**** Source data ****

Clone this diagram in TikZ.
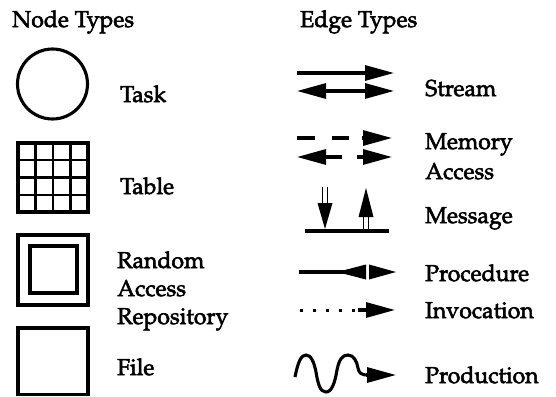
\documentclass[tikz,border=0pt]{standalone}
\usepackage[T1]{fontenc}
\usepackage{mathpazo}
\usetikzlibrary{arrows.meta}
\newcommand{\heavytext}[1]{\special{pdf:code q 2 Tr 0.55 w}#1\special{pdf:code Q}}
\tikzset{
  lbl/.style={anchor=base west, inner sep=0pt, font=\fontsize{23}{28}\selectfont},
  sym/.style={line width=3.1pt},
  thin/.style={line width=2.3pt},
  tri/.style={-{Triangle[length=29pt,width=15pt]}},
  tribi/.style={{Triangle[length=29pt,width=15pt]}-{Triangle[length=29pt,width=15pt]}},
}
\begin{document}
\begin{tikzpicture}[x=1pt,y=-1pt]
\useasboundingbox (0,0) rectangle (556,396);
% headings
\node[lbl] (nt) at (12,27) {\heavytext{Node Types}};
\node[lbl] (et) at (300,27) {\heavytext{Edge Types}};
% Task
\draw[sym] (52.5,84) circle (35);
\node[lbl] (task) at (120,102) {\heavytext{Task}};
% Table
\foreach \x in {35.5,53,70.5} \draw[thin] (\x,143) -- (\x,212);
\foreach \y in {160.25,177.5,194.75} \draw[thin] (18,\y) -- (88,\y);
\draw[sym] (18,143) rectangle (88,212);
\node[lbl] (table) at (120,194) {\heavytext{Table}};
% Random access repository
\draw[sym] (18,235) rectangle (88,305);
\draw[sym] (30,246) rectangle (77,293);
\node[lbl] (rar1) at (117,268) {\heavytext{Random}};
\node[lbl] (rar2) at (117,296) {\heavytext{Access}};
\node[lbl] (rar3) at (117,324) {\heavytext{Repository}};
% File
\draw[sym] (18,328) rectangle (88,394.5);
\node[lbl] (file) at (117,375) {\heavytext{File}};
% Stream
\draw[sym,tri] (297,73) -- (394,73);
\draw[sym,tribi] (297,91) -- (394,91);
\node[lbl] (stream) at (425,96) {\heavytext{Stream}};
% Memory access
\draw[sym] (297,138) -- (315,138);
\draw[sym] (332,138) -- (349,138);
\draw[sym,tri] (362,138) -- (392,138);
\draw[sym,tri] (342,157) -- (297,157);
\draw[sym,tri] (357,157) -- (392,157);
\node[lbl] (mem1) at (425,149) {\heavytext{Memory}};
\node[lbl] (mem2) at (425,179) {\heavytext{Access}};
% Message
\draw[sym] (305,231) -- (389,231);
\draw[line width=1.5pt] (322.5,187) -- (322.5,205) (327.5,187) -- (327.5,205);
\fill (317.5,203) -- (332.5,203) -- (325,229) -- cycle;
\draw[line width=1.5pt] (363.5,215) -- (363.5,231) (368.5,215) -- (368.5,231);
\fill (358.5,217) -- (373.5,217) -- (366,188) -- cycle;
\node[lbl] (msg) at (425,223) {\heavytext{Message}};
% Procedure
\draw[sym] (299,272) -- (366,272);
\fill (337,272) -- (366,264.5) -- (366,279.5) -- cycle;
\fill (369,264.5) -- (369,279.5) -- (396,272) -- cycle;
\node[lbl] (proc) at (425,281) {\heavytext{Procedure}};
% Invocation
\draw[line width=3pt,dash pattern=on 2.8pt off 10.2pt] (300,310) -- (360,310);
\draw[sym,tri] (358,310) -- (395,310);
\node[lbl] (inv) at (425,318) {\heavytext{Invocation}};
% Production
\draw[sym] (295,377) .. controls (298,362) and (301,355) .. (306,355)
  .. controls (311,355) and (314,362) .. (316,372)
  .. controls (318,384) and (320,392) .. (326,392)
  .. controls (332,392) and (335,382) .. (337,370)
  .. controls (339,360) and (342,355) .. (348,355)
  .. controls (354,355) and (357,362) .. (358,368)
  .. controls (359,373) and (361,375) .. (368,375);
\draw[sym,tri] (366,375) -- (396,375);
\node[lbl] (prod) at (425,383) {\heavytext{Production}};
\end{tikzpicture}
\end{document}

****

• [Exercise]:
From start to finish, output the listing exactly, but omit its pictures.

• [Task solution]:
Clone this diagram in TikZ.
\documentclass[tikz,border=0pt]{standalone}
\usepackage[T1]{fontenc}
\usepackage{mathpazo}
\usetikzlibrary{arrows.meta}
\newcommand{\heavytext}[1]{\special{pdf:code q 2 Tr 0.55 w}#1\special{pdf:code Q}}
\tikzset{
  lbl/.style={anchor=base west, inner sep=0pt, font=\fontsize{23}{28}\selectfont},
  sym/.style={line width=3.1pt},
  thin/.style={line width=2.3pt},
  tri/.style={-{Triangle[length=29pt,width=15pt]}},
  tribi/.style={{Triangle[length=29pt,width=15pt]}-{Triangle[length=29pt,width=15pt]}},
}
\begin{document}
\begin{tikzpicture}[x=1pt,y=-1pt]
\useasboundingbox (0,0) rectangle (556,396);
% headings
\node[lbl] (nt) at (12,27) {\heavytext{Node Types}};
\node[lbl] (et) at (300,27) {\heavytext{Edge Types}};
% Task
\draw[sym] (52.5,84) circle (35);
\node[lbl] (task) at (120,102) {\heavytext{Task}};
% Table
\foreach \x in {35.5,53,70.5} \draw[thin] (\x,143) -- (\x,212);
\foreach \y in {160.25,177.5,194.75} \draw[thin] (18,\y) -- (88,\y);
\draw[sym] (18,143) rectangle (88,212);
\node[lbl] (table) at (120,194) {\heavytext{Table}};
% Random access repository
\draw[sym] (18,235) rectangle (88,305);
\draw[sym] (30,246) rectangle (77,293);
\node[lbl] (rar1) at (117,268) {\heavytext{Random}};
\node[lbl] (rar2) at (117,296) {\heavytext{Access}};
\node[lbl] (rar3) at (117,324) {\heavytext{Repository}};
% File
\draw[sym] (18,328) rectangle (88,394.5);
\node[lbl] (file) at (117,375) {\heavytext{File}};
% Stream
\draw[sym,tri] (297,73) -- (394,73);
\draw[sym,tribi] (297,91) -- (394,91);
\node[lbl] (stream) at (425,96) {\heavytext{Stream}};
% Memory access
\draw[sym] (297,138) -- (315,138);
\draw[sym] (332,138) -- (349,138);
\draw[sym,tri] (362,138) -- (392,138);
\draw[sym,tri] (342,157) -- (297,157);
\draw[sym,tri] (357,157) -- (392,157);
\node[lbl] (mem1) at (425,149) {\heavytext{Memory}};
\node[lbl] (mem2) at (425,179) {\heavytext{Access}};
% Message
\draw[sym] (305,231) -- (389,231);
\draw[line width=1.5pt] (322.5,187) -- (322.5,205) (327.5,187) -- (327.5,205);
\fill (317.5,203) -- (332.5,203) -- (325,229) -- cycle;
\draw[line width=1.5pt] (363.5,215) -- (363.5,231) (368.5,215) -- (368.5,231);
\fill (358.5,217) -- (373.5,217) -- (366,188) -- cycle;
\node[lbl] (msg) at (425,223) {\heavytext{Message}};
% Procedure
\draw[sym] (299,272) -- (366,272);
\fill (337,272) -- (366,264.5) -- (366,279.5) -- cycle;
\fill (369,264.5) -- (369,279.5) -- (396,272) -- cycle;
\node[lbl] (proc) at (425,281) {\heavytext{Procedure}};
% Invocation
\draw[line width=3pt,dash pattern=on 2.8pt off 10.2pt] (300,310) -- (360,310);
\draw[sym,tri] (358,310) -- (395,310);
\node[lbl] (inv) at (425,318) {\heavytext{Invocation}};
% Production
\draw[sym] (295,377) .. controls (298,362) and (301,355) .. (306,355)
  .. controls (311,355) and (314,362) .. (316,372)
  .. controls (318,384) and (320,392) .. (326,392)
  .. controls (332,392) and (335,382) .. (337,370)
  .. controls (339,360) and (342,355) .. (348,355)
  .. controls (354,355) and (357,362) .. (358,368)
  .. controls (359,373) and (361,375) .. (368,375);
\draw[sym,tri] (366,375) -- (396,375);
\node[lbl] (prod) at (425,383) {\heavytext{Production}};
\end{tikzpicture}
\end{document}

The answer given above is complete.